Update: A justice department spokesperson explains that BioPort never got any active anthrax spores. “The only RMR-1029 spores which Bioport received were irradiated/dead/non-viable/harmless.  Battelle is the only private research facility which received viable RMR-1029 spores.”

Government Inches Closer to Admitting It Hasn’t Solved Anthrax Attack

As a number of you have noted, ProPublica is out with a story on yet more evidence why Bruce Ivins was probably not the anthrax killer. Here’s the deposition they cite in their story; his former colleague Patricia Worsham described how USAMRIID didn’t have the facilities to dry the anthrax used in the attack, and certainly not the quantities that were used in the attack.

I think I summarized it before to a certain extent, in that I don’t believe that we had facilities at USAMRIID to make that kind of preparation. It would have taken a great deal of time; it would have taken a huge number of cultures; it would have taken a lot of resources that would have been obvious to other people within containment when they wanted to use those resources.

We did not have anything in containment suitable for drying down anything, much less a quantity of spores. The lyophilizer that was part of our division was in noncontainment. If someone had used that to dry down that preparation, I would have expected that area to be very, very contaminated, and we had nonimmunized personnel in that the area, and I might have expected some of them to become ill.

Just as interesting is the argument the lawyers for Maureen Stevens–Bob Stevens’ wife–made when withdrawing their earlier stipulation that Bruce Ivins was the killer. They cite two former supervisors of Ivins, William Russell Byrne and Gerard Andrews, explaining why they thought Ivins couldn’t have made the anthrax used in the attacks.

Byrne argued that, had Ivins used the lypholizer to dry the anthrax, it would have left evidence.

He reiterated that if the laboratory’s equipment (lypholizer) had been used to lypholize that powder, you would have been able to find evidence of it pretty easily (76/23). The powder would have gotten everywhere insider the lypholizer.

And Andrews explained that the volume the equipment in Ivins’ lab was insufficient to make the amount of spores used in the attack.

Dr.

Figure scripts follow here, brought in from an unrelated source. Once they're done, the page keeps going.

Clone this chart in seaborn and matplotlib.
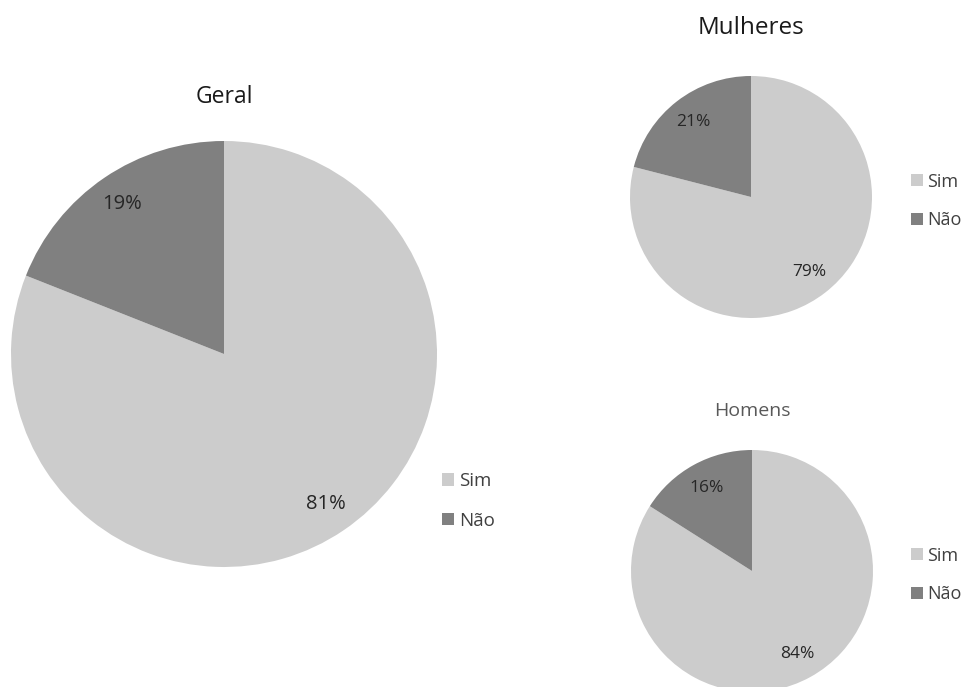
import matplotlib
matplotlib.use("Agg")
import matplotlib.pyplot as plt
import seaborn as sns
from matplotlib.patches import Patch

categories = ["Sim", "Não"]
geral = [81, 19]
mulheres = [79, 21]
homens = [84, 16]
titles = ["Geral", "Mulheres", "Homens"]

sns.set_theme(style="white")
plt.rcParams['font.family'] = ['Open Sans', 'DejaVu Sans']

colors = ["#cccccc", "#808080"]
W, H = 962, 687
fig = plt.figure(figsize=(W / 100, H / 100), dpi=100)
fig.patch.set_facecolor("white")


def px_axes(left, top, size):
    return fig.add_axes([left / W, (H - top - size) / H, size / W, size / H])


def draw_pie(ax, values, pctdist, fs):
    ax.pie(values, colors=colors, startangle=90, counterclock=False,
           autopct=lambda p: f"{p:.0f}%", pctdistance=pctdist,
           textprops=dict(fontsize=fs, color="#262626"),
           wedgeprops=dict(linewidth=0))
    ax.set_xlim(-1, 1)
    ax.set_ylim(-1, 1)
    ax.set_aspect("equal")
    ax.axis("off")


def legend(ax, x, y, fs):
    handles = [Patch(facecolor=c, edgecolor="none") for c in colors]
    leg = ax.legend(handles, categories, loc="center left",
                    bbox_to_anchor=(x / W, 1 - y / H), bbox_transform=fig.transFigure,
                    frameon=False, borderpad=0, borderaxespad=0,
                    handlelength=0.65, handleheight=0.65,
                    handletextpad=0.25, labelspacing=1.15, fontsize=fs)
    for t in leg.get_texts():
        t.set_color("#404040")


ax1 = px_axes(11, 141, 426)
draw_pie(ax1, geral, 0.85, 14.5)
legend(ax1, 442, 501, 13.5)
fig.text(224 / W, 1 - 97 / H, titles[0], ha="center", va="center", fontsize=16.5, color="#1a1a1a")

ax2 = px_axes(630, 76, 242)
draw_pie(ax2, mulheres, 0.78, 12.5)
legend(ax2, 911, 201, 13)
fig.text(751 / W, 1 - 28 / H, titles[1], ha="center", va="center", fontsize=17.5, color="#1a1a1a")

ax3 = px_axes(631, 450, 242)
draw_pie(ax3, homens, 0.78, 12.5)
legend(ax3, 911, 575, 13)
fig.text(752 / W, 1 - 411 / H, titles[2], ha="center", va="center", fontsize=14, color="#595959")

fig.savefig("out.png", dpi=100, facecolor="white")
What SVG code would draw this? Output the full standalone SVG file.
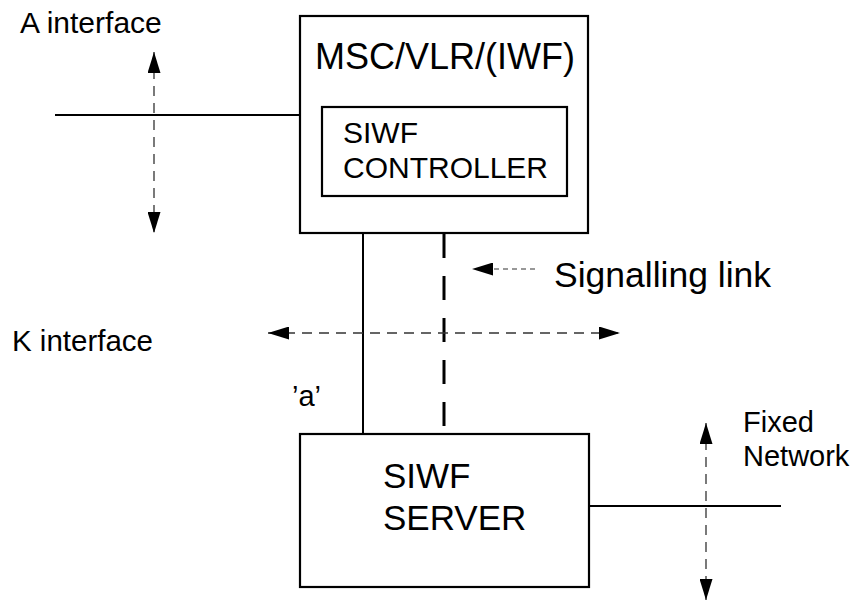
<svg xmlns="http://www.w3.org/2000/svg" width="858" height="601" viewBox="0 0 858 601">
<defs>
<style>
text{font-family:"Liberation Sans",Arial,sans-serif;fill:#000}
.box{fill:#fff;stroke:#000;stroke-width:2.2}
.solid{stroke:#000;stroke-width:2;fill:none}
.dash{stroke:#333;stroke-width:1.3;stroke-dasharray:10 7;fill:none}
.sdash{stroke:#333;stroke-width:1.2;stroke-dasharray:5 4;fill:none}
.thick{stroke:#000;stroke-width:3;stroke-dasharray:24 18;fill:none}
</style>
<marker id="ah" viewBox="0 0 21 13" refX="21" refY="6.5" markerWidth="21" markerHeight="13" markerUnits="userSpaceOnUse" orient="auto-start-reverse">
<path d="M0,0 L21,6.5 L0,13 z" fill="#000"/>
</marker>
</defs>
<rect width="858" height="601" fill="#fff"/>
<g id="connectors">
<line class="solid" x1="55" y1="115" x2="300" y2="115"/>
<line class="dash" x1="154" y1="52" x2="154" y2="233" marker-start="url(#ah)" marker-end="url(#ah)"/>
<line class="solid" x1="363" y1="233" x2="363" y2="434"/>
<line class="thick" x1="444" y1="234" x2="444" y2="427"/>
<line class="sdash" x1="535" y1="269" x2="472" y2="269" marker-end="url(#ah)"/>
<line class="dash" x1="268" y1="333" x2="620" y2="333" marker-start="url(#ah)" marker-end="url(#ah)"/>
<line class="solid" x1="589" y1="506" x2="781" y2="506"/>
<line class="dash" x1="706" y1="423" x2="706" y2="600" marker-start="url(#ah)" marker-end="url(#ah)"/>
</g>
<g id="msc">
<rect class="box" x="300" y="16" width="288" height="217"/>
<text x="315" y="69" font-size="36">MSC/VLR/(IWF)</text>
</g>
<g id="controller">
<rect class="box" x="322" y="107" width="245" height="89"/>
<text x="343" y="143" font-size="30">SIWF</text>
<text x="343" y="178" font-size="30">CONTROLLER</text>
</g>
<g id="server">
<rect class="box" x="300" y="434" width="289" height="153"/>
<text x="383" y="488" font-size="35">SIWF</text>
<text x="383" y="530" font-size="35">SERVER</text>
</g>
<g id="labels">
<text x="20" y="33" font-size="30">A interface</text>
<text x="554" y="287" font-size="35.5">Signalling link</text>
<text x="12" y="351" font-size="29.5">K interface</text>
<text x="292" y="406" font-size="29">’a’</text>
<text x="743" y="432" font-size="29">Fixed</text>
<text x="743" y="466" font-size="29">Network</text>
</g>
</svg>
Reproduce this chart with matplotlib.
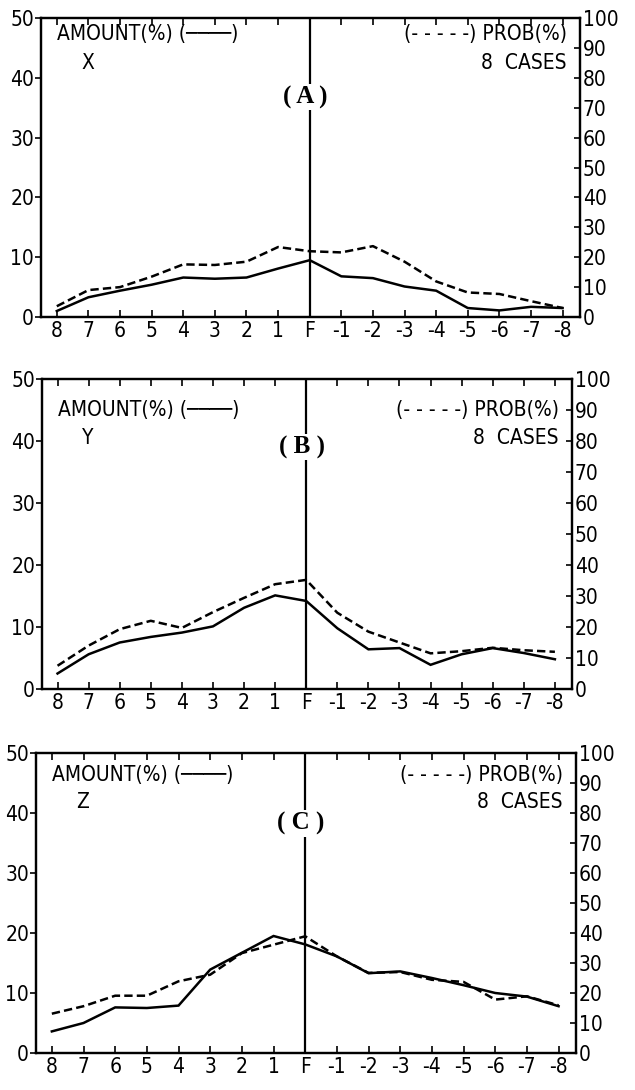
import matplotlib
matplotlib.use("Agg")
import matplotlib.pyplot as plt

plt.rcParams['font.family'] = ['DejaVu Sans']
plt.rcParams['font.stretch'] = 'condensed'
plt.rcParams['lines.scale_dashes'] = False

x_labels = ['8', '7', '6', '5', '4', '3', '2', '1', 'F',
            '-1', '-2', '-3', '-4', '-5', '-6', '-7', '-8']

amount_x = [1.0, 3.3, 4.4, 5.4, 6.6, 6.4, 6.6, 8.1, 9.5, 6.8, 6.5, 5.1, 4.4, 1.5, 1.1, 1.7, 1.5]
prob_x = [3.6, 9.0, 10.0, 13.5, 17.6, 17.4, 18.5, 23.4, 22.0, 21.6, 23.7, 18.5, 11.9, 8.2, 7.7, 5.3, 3.0]

amount_y = [2.5, 5.6, 7.5, 8.4, 9.1, 10.1, 13.1, 15.1, 14.2, 9.8, 6.4, 6.6, 3.9, 5.6, 6.6, 5.8, 4.8]
prob_y = [7.5, 14.0, 19.3, 22.0, 19.7, 24.8, 29.4, 33.8, 35.2, 24.6, 18.5, 15.0, 11.5, 12.2, 13.3, 12.5, 12.0]

amount_z = [3.6, 5.0, 7.6, 7.5, 7.9, 13.9, 16.7, 19.5, 18.1, 16.1, 13.3, 13.6, 12.5, 11.3, 10.0, 9.4, 7.8]
prob_z = [13.1, 15.6, 19.1, 19.1, 23.9, 26.1, 33.3, 36.1, 38.9, 32.2, 26.7, 27.0, 24.4, 23.7, 17.8, 18.9, 15.9]

panels = [
    dict(name='X', tag='( A )', amount=amount_x, prob=prob_x,
         rect=[41/635, 1-317/1090, 539/635, 299/1090],
         amt_y=0.945, sub_y=0.85, tag_y=0.735),
    dict(name='Y', tag='( B )', amount=amount_y, prob=prob_y,
         rect=[42/635, 1-689/1090, 530/635, 310/1090],
         amt_y=0.90, sub_y=0.81, tag_y=0.78),
    dict(name='Z', tag='( C )', amount=amount_z, prob=prob_z,
         rect=[36/635, 1-1053/1090, 540/635, 300/1090],
         amt_y=0.925, sub_y=0.835, tag_y=0.765),
]

fig = plt.figure(figsize=(6.35, 10.9), dpi=100)
xs = list(range(len(x_labels)))
fidx = x_labels.index('F')

for p in panels:
    ax = fig.add_axes(p['rect'])
    ax2 = ax.twinx()
    ax.plot(xs, p['amount'], color='black', lw=1.8, solid_joinstyle='miter')
    ax2.plot(xs, p['prob'], color='black', lw=1.8, dashes=(6, 3))
    ax.axvline(fidx, color='black', lw=1.6, zorder=1)
    ax.set_xlim(-0.5, 16.55)
    ax.set_ylim(0, 50)
    ax2.set_ylim(0, 100)
    ax.set_xticks(xs)
    ax.set_xticklabels(x_labels, fontsize=15)
    ax.set_yticks(range(0, 51, 10))
    ax.tick_params(axis='y', direction='out', length=4, width=1.2, labelsize=15, pad=1)
    ax.tick_params(axis='x', direction='in', length=5, width=1.2, top=True, pad=3)
    ax2.set_yticks(range(0, 101, 10))
    ax2.tick_params(axis='y', direction='in', length=4, width=1.2, labelsize=15, pad=2)
    for sp in list(ax.spines.values()) + list(ax2.spines.values()):
        sp.set_linewidth(1.6)
    ax.text(0.03, p['amt_y'], 'AMOUNT(%) (────)', transform=ax.transAxes,
            fontsize=15, va='center', ha='left')
    ax.text(0.075, p['sub_y'], p['name'], transform=ax.transAxes,
            fontsize=15, va='center', ha='left')
    ax.text(0.975, p['amt_y'], '(- - - - -) PROB(%)', transform=ax.transAxes,
            fontsize=15, va='center', ha='right')
    ax.text(0.975, p['sub_y'], '8  CASES', transform=ax.transAxes,
            fontsize=15, va='center', ha='right')
    ax.text(0.49, p['tag_y'], p['tag'], transform=ax.transAxes,
            fontsize=18, va='center', ha='center', family='Liberation Serif',
            fontweight='bold', fontstretch='normal',
            bbox=dict(facecolor='white', edgecolor='none', pad=1), zorder=5)

fig.savefig('out.png', dpi=100)
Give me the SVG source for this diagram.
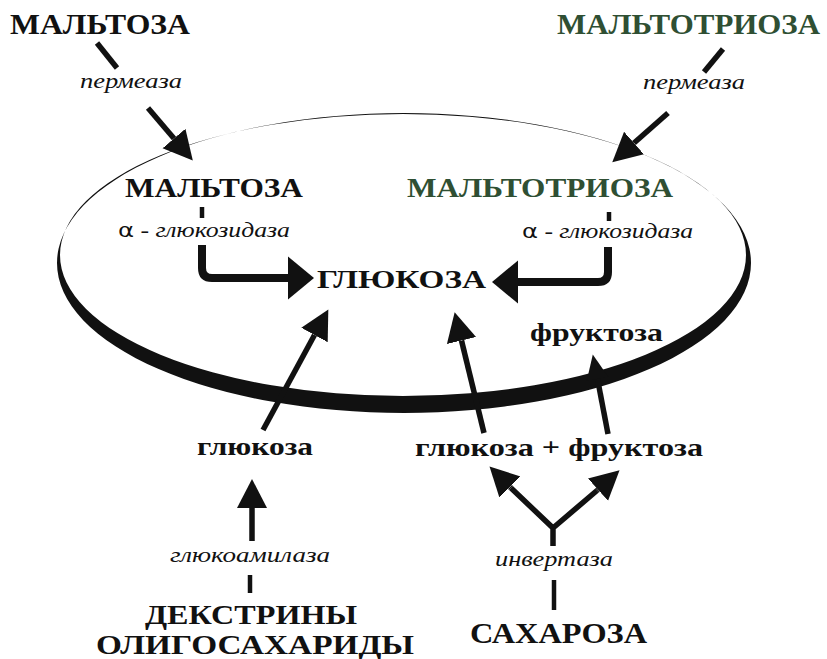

Andrews stated: “No, I don’t believe he had the equipment, in my opinion.” He said that the equipment in BSL3 had limitations in that the lypholizer was a low-volume lypholizer that could handle maybe up to 50 mils at a time in separate small tubes. He opined “where would he do it without creating any sort of contamination is beyond me, but it has been speculated that the lypholizer may have been moved into a Class 2 Biological Safety Cabinet to prevent spores from flying everywhere. I would think the physical size of the lypholizer would be difficult to get the entire, or the speed vac to get the entire apparatus under the hood. It might be possible to get the apparatus under the hood; however, there would be contamination of it inside the hood if that was the case.

Byrne and Andrews also address Ivins’ training–that is, lack of training on weaponizing anthrax.

Right now, to try to salvage this suit, the government is arguing that the plaintiffs have no evidence of anyone else making the anthrax, but that since Ivins’ supervisors didn’t think he had the capability to make the anthrax, the government can’t be held liable for the anthrax that killed Bob Stevens.

But along the way, evidence like this–as well as further evidence that Ivins didn’t have sole control of the anthrax–is making it more and more clear that the government hasn’t solved this case.